On l’imagine volontiers troquant ses éternelles chemises à fleurs pour un tablier de médecin légiste ; et son stylo – il écrit toujours à la main – contre un bistouri. Depuis quarante ans, le docteur James Ellroy poursuit inlassablement sa tâche : disséquer encore et toujours le grand cadavre du rêve américain.
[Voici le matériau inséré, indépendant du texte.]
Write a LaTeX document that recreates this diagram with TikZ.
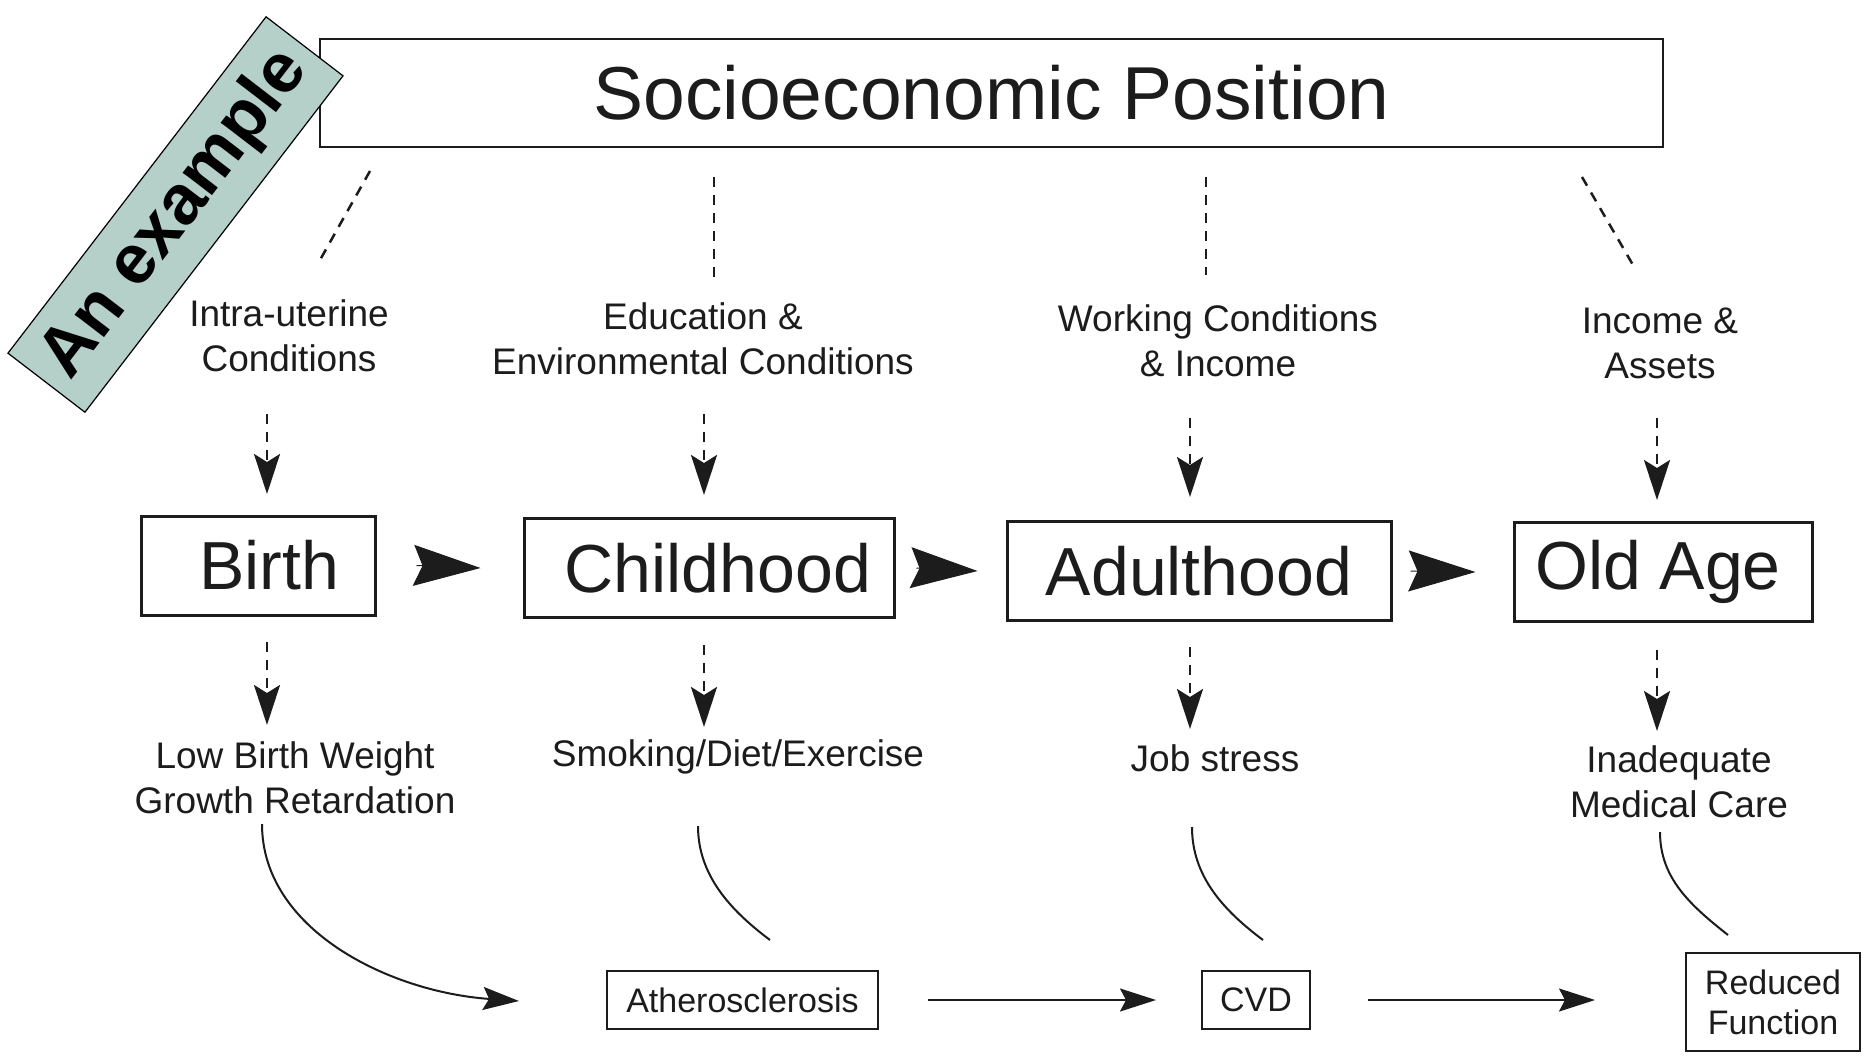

Il avait déjà autopsié les années Kennedy dans American Tabloïd (Rivages, comme tous ses livres, 1995), sondé les entrailles d’une police brutale et corrompue dans les années 1940 et 1950 avec son Quatuor de Los Angeles (1988-1991). Et même dépiauté le mythe du serial killer, moins génie du crime que paumé sanguinaire (Un tueur sur la route, 1986). Avec Les Enchanteurs, troisième volet d’une série de cinq ouvrages prévus sur le Los Angeles de l’après-guerre (après Perfidia, 2015, et La Tempête qui vient, 2019), Ellroy affûte son scalpel et crève les abcès d’un Hollywood en plein âge d’or finissant, capitale du vice en voie de décomposition avancée, où Orson Welles photographie les ébats de stars de cinéma pour confectionner des jeux de cartes porno vendus sous le manteau.
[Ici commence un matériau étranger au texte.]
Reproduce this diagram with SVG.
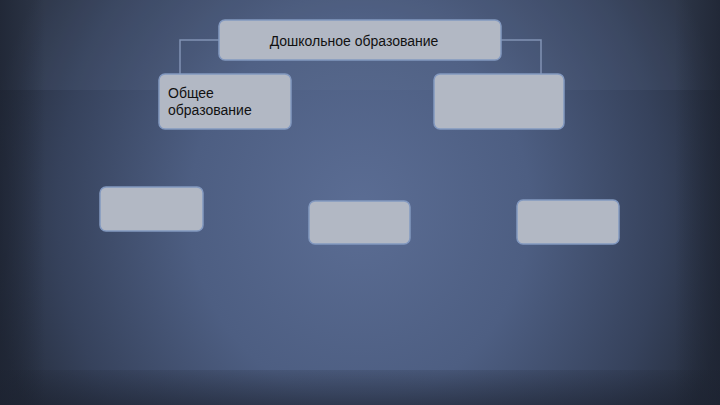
<svg xmlns="http://www.w3.org/2000/svg" width="720" height="405" viewBox="0 0 720 405">
<defs>
<radialGradient id="bg" cx="360" cy="210" r="420" gradientUnits="userSpaceOnUse" gradientTransform="translate(360 210) scale(0.9 1) translate(-360 -210)">
<stop offset="0" stop-color="#5b6d94"/>
<stop offset="0.45" stop-color="#4d5e82"/>
<stop offset="0.8" stop-color="#36425c"/>
<stop offset="1" stop-color="#262e3e"/>
</radialGradient>
<linearGradient id="lside" x1="0" x2="1" y1="0" y2="0">
<stop offset="0" stop-color="#1c2230" stop-opacity="0.7"/>
<stop offset="1" stop-color="#1c2230" stop-opacity="0"/>
</linearGradient>
<linearGradient id="rside" x1="1" x2="0" y1="0" y2="0">
<stop offset="0" stop-color="#1c2230" stop-opacity="0.7"/>
<stop offset="1" stop-color="#1c2230" stop-opacity="0"/>
</linearGradient>
<linearGradient id="bot" x1="0" x2="0" y1="0" y2="1">
<stop offset="0" stop-color="#1c2230" stop-opacity="0.15"/>
<stop offset="1" stop-color="#1c2230" stop-opacity="0.6"/>
</linearGradient>
</defs>
<style>
.box{fill:#b2b8c4;stroke:#8399c0;stroke-width:1.5}
.conn{fill:none;stroke:#8193b4;stroke-width:1.5}
.t{font-family:"Liberation Sans",Arial,sans-serif;font-size:14px;fill:#111}
</style>
<rect width="720" height="405" fill="url(#bg)"/>
<rect x="0" y="0" width="720" height="90" fill="#6a7ba0" opacity="0.12"/>
<rect x="0" y="0" width="45" height="405" fill="url(#lside)"/>
<rect x="675" y="0" width="45" height="405" fill="url(#rside)"/>
<rect x="0" y="370" width="720" height="35" fill="url(#bot)"/>
<g id="connectors">
<path class="conn" d="M219 40 H180 V74"/>
<path class="conn" d="M501 40 H541 V74"/>
</g>
<g id="n-top">
<rect class="box" x="219" y="20" width="282" height="40" rx="6"/>
<text class="t" x="354" y="46" text-anchor="middle">Дошкольное образование</text>
</g>
<g id="n-general">
<rect class="box" x="159" y="74" width="132" height="55" rx="6"/>
<text class="t" x="168" y="98">Общее</text>
<text class="t" x="168" y="115">образование</text>
</g>
<g id="n-right">
<rect class="box" x="434" y="74" width="130" height="55" rx="6"/>
</g>
<g id="n-b1">
<rect class="box" x="100" y="187" width="103" height="44" rx="6"/>
</g>
<g id="n-b2">
<rect class="box" x="309" y="201" width="101" height="43" rx="6"/>
</g>
<g id="n-b3">
<rect class="box" x="517" y="200" width="102" height="44" rx="6"/>
</g>
</svg>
En greffier compulsif de ces turpitudes, voici Freddy Otash, flic défroqué et voyeur invétéré, camé notoire devenu le personnage fétiche d’Ellroy après avoir été l’antihéros de sa novella Extorsion (2014) puis de Panique générale (2022). Au cœur de l’été 1962, alors que le cadavre de Marilyn Monroe est encore tiède, après une overdose de barbituriques, Otash est chargé par Robert Kennedy, procureur général des Etats-Unis, d’une mission délicate : discréditer la comédienne jusque dans la tombe pour effacer toute trace des « coucheries suicidaires » de son président de frère, John Fitzgerald Kennedy, dont elle était la maîtresse. L’enquête de « Freddy O » est consignée dans un journal intime halluciné où son regard, telle une « caméra humaine », se promène des villas cossues aux « baisodromes clandestins » de la pègre.
« J’ai une mémoire photographique. Je vois et j’imprime des choses que personne d’autre ne voit », professe cet expert en espionnage et ragots fatals, double d’un auteur lui aussi travaillé par le souci du détail. Miniaturiste des passions humaines et des rédemptions contrariées, Ellroy ne se réinvente pas, et c’est tant mieux. Quand la soupe est bonne, pourquoi en modifier la recette au profit de quelque brouet « revisité » ? On retrouve dans Les Enchanteurs son débit staccato ponctué d’allitérations. Ou ses figures de style qui, loin de relever d’une quelconque affèterie, parodient les feuilles de chou semi-clandestines des années 1950 et 1960 pour mieux immerger son lecteur dans les outrances de l’époque. De cette licence assumée, l’auteur tire le portrait d’une Marilyn en « fabulatrice maladroite », proie de « fantasmes criminels bizarres », ou rectifie celui de « JFK », président priapique qui « tire son coup en deux minutes » et « prévoit une heure pour ses rendez-vous, Martini, club-sandwich et papotage compris ».